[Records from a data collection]
▼
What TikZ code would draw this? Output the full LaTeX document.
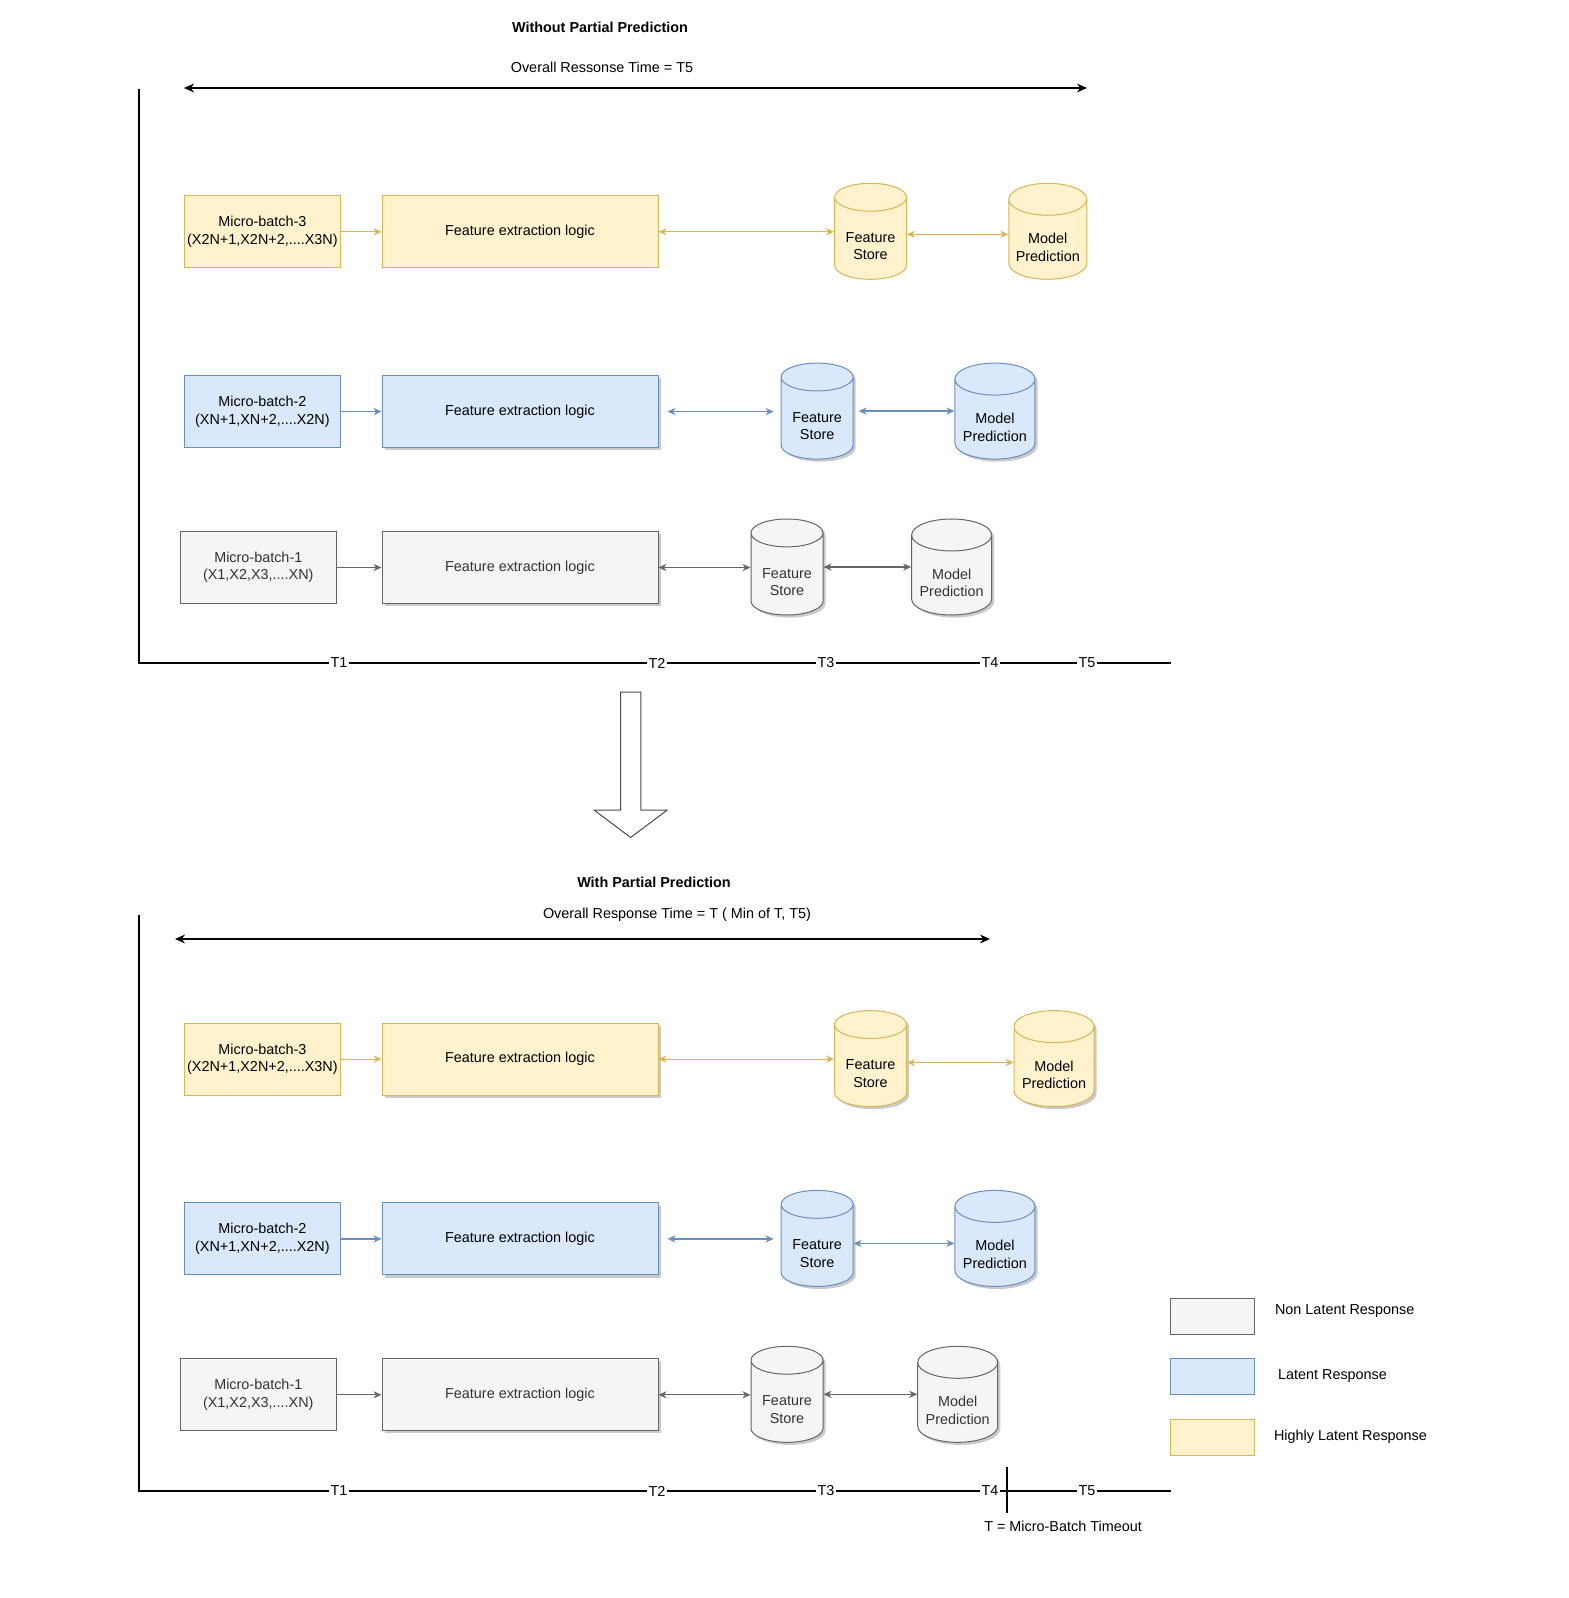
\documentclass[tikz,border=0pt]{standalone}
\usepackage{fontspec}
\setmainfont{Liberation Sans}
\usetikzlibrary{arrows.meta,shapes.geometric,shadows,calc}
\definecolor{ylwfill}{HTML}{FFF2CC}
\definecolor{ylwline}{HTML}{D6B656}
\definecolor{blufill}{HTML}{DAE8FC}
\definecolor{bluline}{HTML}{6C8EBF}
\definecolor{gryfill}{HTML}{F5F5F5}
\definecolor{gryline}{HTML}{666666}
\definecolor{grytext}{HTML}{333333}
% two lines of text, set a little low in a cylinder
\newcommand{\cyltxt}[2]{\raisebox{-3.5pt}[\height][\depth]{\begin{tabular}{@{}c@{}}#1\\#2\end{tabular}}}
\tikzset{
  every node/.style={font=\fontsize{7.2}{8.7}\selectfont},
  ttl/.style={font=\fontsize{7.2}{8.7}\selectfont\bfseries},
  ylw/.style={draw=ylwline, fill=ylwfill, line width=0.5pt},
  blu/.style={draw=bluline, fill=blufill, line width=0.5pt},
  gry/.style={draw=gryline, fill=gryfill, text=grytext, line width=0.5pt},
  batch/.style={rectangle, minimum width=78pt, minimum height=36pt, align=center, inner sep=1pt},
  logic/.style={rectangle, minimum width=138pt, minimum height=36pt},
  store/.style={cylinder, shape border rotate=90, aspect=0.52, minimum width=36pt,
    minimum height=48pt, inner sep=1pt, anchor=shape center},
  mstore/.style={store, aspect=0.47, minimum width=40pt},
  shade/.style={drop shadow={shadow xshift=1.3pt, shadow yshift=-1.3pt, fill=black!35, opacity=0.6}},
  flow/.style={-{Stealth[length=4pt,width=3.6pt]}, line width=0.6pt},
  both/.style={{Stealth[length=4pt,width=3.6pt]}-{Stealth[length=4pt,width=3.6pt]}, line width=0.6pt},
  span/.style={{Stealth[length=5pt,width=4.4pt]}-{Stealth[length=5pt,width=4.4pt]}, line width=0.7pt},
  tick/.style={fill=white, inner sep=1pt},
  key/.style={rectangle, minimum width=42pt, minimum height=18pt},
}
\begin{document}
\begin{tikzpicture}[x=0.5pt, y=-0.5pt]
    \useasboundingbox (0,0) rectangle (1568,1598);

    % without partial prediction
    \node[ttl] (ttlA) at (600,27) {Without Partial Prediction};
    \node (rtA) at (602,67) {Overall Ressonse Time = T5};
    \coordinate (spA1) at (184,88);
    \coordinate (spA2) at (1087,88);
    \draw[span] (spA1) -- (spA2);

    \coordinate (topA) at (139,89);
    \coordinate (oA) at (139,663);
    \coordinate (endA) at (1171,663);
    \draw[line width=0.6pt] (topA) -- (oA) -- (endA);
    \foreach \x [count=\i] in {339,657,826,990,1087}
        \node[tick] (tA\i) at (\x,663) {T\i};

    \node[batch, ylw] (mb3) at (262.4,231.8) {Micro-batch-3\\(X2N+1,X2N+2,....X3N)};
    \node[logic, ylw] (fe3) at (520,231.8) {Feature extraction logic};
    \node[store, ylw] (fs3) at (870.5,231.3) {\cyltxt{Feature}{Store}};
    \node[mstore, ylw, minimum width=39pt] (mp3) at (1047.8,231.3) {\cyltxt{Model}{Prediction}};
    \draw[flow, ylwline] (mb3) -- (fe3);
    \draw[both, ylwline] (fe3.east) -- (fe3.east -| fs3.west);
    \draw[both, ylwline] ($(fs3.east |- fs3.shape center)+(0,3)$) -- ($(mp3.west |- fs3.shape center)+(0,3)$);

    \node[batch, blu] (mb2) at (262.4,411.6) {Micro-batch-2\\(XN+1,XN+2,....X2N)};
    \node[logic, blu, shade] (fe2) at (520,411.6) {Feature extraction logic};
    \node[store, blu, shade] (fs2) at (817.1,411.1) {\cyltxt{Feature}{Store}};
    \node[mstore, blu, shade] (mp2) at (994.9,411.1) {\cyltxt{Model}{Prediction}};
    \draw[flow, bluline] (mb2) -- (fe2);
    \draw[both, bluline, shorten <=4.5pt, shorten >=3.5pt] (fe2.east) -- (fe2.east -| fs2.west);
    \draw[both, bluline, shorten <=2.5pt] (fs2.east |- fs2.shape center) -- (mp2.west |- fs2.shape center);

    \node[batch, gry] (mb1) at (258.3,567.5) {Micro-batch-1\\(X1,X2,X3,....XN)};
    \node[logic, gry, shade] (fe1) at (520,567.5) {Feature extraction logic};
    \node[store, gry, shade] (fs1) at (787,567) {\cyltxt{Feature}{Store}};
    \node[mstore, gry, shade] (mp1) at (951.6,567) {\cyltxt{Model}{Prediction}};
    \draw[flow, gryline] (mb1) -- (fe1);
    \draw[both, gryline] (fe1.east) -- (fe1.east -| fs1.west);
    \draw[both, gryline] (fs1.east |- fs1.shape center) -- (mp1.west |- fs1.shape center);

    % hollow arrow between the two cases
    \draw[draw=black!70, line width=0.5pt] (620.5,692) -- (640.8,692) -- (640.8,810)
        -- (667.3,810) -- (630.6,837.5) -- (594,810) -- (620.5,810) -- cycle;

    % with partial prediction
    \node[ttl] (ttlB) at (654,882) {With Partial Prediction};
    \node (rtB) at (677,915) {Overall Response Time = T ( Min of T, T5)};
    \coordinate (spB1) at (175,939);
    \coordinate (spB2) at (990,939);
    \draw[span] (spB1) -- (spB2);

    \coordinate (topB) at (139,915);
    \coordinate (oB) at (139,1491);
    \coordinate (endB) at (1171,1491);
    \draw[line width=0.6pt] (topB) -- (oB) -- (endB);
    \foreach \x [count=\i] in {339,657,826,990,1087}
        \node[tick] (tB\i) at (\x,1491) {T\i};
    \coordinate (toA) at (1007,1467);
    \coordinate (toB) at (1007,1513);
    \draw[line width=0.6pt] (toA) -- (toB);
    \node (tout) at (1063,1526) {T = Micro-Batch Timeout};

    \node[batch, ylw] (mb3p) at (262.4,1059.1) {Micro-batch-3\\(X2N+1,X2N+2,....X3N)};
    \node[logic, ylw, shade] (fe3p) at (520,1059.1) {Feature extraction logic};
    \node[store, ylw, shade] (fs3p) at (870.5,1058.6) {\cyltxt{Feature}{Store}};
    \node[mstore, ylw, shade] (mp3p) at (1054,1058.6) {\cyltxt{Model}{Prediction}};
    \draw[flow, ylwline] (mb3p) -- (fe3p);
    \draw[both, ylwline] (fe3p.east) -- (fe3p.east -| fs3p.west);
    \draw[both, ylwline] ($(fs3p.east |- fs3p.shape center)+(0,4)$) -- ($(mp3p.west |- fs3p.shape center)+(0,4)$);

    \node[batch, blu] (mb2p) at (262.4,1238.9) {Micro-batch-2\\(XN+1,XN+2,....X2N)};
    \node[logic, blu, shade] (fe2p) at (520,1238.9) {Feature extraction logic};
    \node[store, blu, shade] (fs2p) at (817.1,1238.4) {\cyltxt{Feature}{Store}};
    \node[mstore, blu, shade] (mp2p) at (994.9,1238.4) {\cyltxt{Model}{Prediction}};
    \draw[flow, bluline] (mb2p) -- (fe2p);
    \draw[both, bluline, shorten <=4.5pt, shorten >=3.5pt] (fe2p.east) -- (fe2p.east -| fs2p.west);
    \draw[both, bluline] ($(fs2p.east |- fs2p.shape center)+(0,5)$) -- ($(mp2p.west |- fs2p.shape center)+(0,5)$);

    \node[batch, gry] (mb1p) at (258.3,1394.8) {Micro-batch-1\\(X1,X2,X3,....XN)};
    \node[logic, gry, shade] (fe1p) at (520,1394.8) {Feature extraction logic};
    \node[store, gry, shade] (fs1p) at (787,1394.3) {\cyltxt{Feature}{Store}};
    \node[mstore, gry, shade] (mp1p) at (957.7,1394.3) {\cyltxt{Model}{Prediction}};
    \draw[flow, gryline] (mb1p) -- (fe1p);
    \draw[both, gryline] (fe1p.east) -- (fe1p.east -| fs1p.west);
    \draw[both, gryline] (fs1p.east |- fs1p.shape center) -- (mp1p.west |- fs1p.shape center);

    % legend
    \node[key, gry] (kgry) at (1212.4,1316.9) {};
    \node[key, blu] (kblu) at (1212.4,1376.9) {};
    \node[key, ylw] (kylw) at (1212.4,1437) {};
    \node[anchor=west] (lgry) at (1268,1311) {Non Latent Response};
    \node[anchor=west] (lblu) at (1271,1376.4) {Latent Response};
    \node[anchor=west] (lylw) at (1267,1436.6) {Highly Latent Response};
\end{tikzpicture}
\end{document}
▲
▼
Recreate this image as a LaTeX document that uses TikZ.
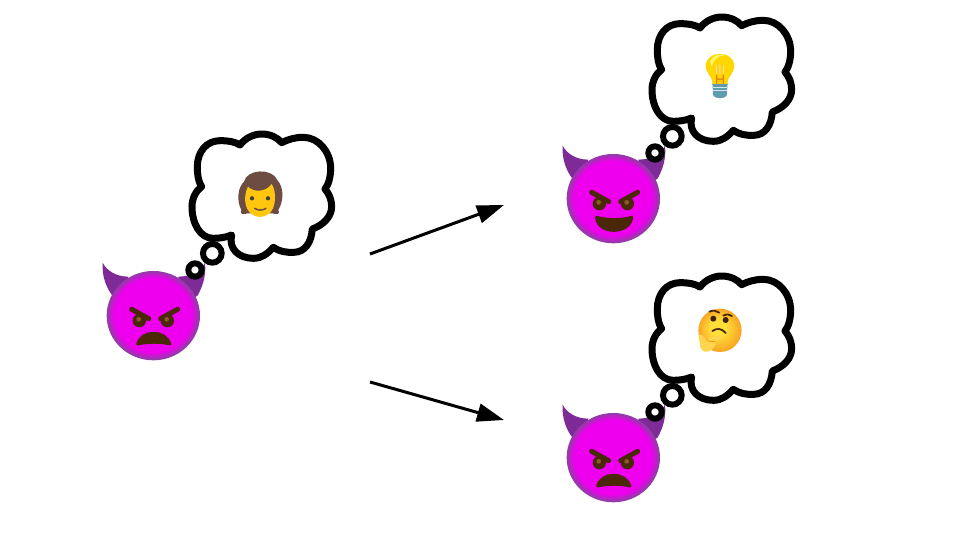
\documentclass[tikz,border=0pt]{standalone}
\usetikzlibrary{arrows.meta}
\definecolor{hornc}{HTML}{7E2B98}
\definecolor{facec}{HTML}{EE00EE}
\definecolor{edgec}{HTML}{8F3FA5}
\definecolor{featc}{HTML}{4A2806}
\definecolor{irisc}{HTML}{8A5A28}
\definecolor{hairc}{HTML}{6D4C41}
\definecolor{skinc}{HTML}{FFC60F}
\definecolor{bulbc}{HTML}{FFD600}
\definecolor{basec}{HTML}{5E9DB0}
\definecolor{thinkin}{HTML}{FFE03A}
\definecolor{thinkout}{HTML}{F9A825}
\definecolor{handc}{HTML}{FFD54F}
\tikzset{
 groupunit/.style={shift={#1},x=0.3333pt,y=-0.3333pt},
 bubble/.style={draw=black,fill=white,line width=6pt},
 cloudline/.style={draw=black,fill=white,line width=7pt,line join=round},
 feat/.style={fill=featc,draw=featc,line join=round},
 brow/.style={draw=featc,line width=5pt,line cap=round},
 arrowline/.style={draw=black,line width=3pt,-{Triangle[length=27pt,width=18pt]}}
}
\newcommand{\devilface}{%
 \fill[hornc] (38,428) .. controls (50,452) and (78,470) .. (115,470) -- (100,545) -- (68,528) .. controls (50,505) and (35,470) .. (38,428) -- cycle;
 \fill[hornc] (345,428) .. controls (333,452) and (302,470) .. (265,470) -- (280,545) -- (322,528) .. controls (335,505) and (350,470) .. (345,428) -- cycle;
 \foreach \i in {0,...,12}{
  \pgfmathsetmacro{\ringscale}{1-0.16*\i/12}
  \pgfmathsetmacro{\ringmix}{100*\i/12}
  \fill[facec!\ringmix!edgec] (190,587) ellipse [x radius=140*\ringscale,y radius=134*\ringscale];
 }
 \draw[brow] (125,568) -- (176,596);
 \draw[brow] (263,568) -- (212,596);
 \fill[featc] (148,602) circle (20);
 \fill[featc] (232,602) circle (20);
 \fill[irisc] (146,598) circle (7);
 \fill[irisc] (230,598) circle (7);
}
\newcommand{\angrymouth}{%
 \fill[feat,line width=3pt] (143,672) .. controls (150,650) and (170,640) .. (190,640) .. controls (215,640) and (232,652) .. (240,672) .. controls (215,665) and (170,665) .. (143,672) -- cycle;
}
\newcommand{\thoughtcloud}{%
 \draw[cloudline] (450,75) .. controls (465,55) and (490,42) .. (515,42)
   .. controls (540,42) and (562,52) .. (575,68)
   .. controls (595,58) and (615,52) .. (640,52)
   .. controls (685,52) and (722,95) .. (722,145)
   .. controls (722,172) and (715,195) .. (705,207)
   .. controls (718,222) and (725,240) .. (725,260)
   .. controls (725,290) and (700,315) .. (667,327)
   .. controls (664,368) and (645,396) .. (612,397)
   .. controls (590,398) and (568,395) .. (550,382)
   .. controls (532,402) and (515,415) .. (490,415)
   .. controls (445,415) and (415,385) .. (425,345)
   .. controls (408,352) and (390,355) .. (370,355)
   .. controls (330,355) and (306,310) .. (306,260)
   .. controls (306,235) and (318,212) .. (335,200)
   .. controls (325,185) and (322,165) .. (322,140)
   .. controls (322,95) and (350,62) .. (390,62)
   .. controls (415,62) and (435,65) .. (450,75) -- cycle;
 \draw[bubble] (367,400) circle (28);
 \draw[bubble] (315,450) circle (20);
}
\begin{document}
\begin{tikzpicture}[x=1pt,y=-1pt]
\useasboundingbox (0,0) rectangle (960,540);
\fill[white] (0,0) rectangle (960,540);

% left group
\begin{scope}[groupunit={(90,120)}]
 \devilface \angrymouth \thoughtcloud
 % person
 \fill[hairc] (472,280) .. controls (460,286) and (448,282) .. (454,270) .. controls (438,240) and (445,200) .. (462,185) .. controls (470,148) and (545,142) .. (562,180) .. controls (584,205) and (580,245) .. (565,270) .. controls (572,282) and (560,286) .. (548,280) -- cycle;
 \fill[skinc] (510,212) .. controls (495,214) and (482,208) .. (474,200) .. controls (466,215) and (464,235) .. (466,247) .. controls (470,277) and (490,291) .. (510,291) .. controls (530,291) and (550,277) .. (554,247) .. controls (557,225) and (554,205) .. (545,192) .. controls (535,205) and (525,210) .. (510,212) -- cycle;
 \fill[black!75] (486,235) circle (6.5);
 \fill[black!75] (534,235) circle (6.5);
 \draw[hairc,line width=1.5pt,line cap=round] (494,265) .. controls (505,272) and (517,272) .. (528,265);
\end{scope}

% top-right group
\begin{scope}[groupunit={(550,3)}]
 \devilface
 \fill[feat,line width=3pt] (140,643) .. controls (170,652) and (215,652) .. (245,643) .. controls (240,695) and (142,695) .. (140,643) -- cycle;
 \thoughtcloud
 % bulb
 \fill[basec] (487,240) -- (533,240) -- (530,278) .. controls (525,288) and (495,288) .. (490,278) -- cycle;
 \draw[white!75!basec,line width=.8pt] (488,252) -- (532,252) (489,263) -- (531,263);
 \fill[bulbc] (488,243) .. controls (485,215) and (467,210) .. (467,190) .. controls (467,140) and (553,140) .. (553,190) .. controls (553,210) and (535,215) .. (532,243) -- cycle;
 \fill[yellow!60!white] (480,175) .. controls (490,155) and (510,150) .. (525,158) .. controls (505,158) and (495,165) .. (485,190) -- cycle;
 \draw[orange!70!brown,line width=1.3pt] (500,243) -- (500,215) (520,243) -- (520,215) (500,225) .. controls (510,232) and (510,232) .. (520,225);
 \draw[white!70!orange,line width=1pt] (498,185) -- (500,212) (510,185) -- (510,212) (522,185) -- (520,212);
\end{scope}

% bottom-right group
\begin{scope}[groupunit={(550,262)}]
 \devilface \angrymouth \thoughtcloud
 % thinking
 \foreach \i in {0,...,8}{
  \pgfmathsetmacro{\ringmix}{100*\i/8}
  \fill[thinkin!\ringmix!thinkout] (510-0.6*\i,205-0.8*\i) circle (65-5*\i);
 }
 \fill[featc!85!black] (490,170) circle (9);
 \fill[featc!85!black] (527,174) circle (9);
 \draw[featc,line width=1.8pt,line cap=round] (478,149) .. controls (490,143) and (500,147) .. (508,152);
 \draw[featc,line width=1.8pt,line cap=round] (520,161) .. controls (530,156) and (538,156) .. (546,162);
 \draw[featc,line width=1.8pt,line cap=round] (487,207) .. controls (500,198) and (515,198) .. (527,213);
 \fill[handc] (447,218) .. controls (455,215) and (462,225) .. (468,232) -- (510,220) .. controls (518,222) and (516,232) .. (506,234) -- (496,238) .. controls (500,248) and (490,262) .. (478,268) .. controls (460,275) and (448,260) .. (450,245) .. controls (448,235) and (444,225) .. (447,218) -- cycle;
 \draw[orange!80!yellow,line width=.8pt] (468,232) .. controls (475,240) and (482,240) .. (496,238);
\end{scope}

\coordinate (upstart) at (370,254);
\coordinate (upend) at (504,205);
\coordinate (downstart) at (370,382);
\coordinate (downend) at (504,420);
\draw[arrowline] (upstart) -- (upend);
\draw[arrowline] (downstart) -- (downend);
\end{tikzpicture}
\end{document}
▲
Task goal: Search the listing for the string "LaTeX". Copy each line where it turns up.

Exercise answer:
What TikZ code would draw this? Output the full LaTeX document.
Recreate this image as a LaTeX document that uses TikZ.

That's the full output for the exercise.